─── Supplied material ───

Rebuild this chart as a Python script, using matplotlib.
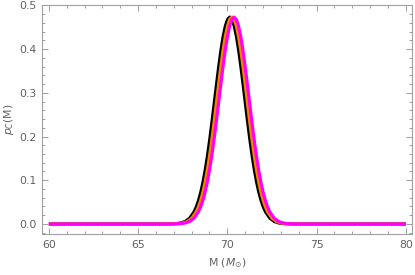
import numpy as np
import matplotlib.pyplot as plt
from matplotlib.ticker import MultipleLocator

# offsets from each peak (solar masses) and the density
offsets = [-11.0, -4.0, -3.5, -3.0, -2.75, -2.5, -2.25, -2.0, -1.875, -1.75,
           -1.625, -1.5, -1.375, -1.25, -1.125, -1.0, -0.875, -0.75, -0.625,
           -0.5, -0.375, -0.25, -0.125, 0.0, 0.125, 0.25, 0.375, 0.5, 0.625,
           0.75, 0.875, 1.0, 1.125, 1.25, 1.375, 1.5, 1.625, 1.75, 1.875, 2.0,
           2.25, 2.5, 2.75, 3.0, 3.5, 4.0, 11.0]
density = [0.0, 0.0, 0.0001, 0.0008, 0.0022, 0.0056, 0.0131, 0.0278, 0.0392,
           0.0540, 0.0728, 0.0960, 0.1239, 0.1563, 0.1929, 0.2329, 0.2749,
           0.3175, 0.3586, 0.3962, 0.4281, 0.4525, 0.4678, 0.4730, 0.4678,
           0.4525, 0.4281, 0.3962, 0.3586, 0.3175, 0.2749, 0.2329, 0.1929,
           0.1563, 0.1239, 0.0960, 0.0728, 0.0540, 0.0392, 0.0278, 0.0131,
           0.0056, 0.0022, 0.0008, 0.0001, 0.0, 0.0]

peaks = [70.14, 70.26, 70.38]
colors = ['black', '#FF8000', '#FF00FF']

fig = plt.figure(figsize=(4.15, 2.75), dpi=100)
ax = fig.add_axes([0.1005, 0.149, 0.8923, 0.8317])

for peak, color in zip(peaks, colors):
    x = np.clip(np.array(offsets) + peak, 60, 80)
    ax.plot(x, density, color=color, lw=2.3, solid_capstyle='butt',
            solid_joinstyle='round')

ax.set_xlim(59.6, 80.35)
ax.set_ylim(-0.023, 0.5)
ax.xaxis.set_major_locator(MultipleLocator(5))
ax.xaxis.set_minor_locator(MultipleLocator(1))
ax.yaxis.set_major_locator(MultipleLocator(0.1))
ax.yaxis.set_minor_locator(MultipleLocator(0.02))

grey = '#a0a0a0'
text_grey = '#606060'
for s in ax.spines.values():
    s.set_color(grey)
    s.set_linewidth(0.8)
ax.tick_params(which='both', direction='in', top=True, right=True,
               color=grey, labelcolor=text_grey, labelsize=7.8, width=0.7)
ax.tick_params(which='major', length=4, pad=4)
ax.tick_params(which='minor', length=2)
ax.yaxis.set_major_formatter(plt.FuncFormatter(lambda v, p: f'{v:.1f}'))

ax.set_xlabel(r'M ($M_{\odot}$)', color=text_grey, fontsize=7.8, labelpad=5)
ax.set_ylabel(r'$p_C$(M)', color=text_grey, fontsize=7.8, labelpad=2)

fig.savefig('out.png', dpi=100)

───

**Short task**
Skip the pictures, please, and transcribe only the lines from the beginning of the material through the one that contains "from matplotlib.ticker import MultipleLocator".

**Answer to this exercise**
Rebuild this chart as a Python script, using matplotlib.
import numpy as np
import matplotlib.pyplot as plt
from matplotlib.ticker import MultipleLocator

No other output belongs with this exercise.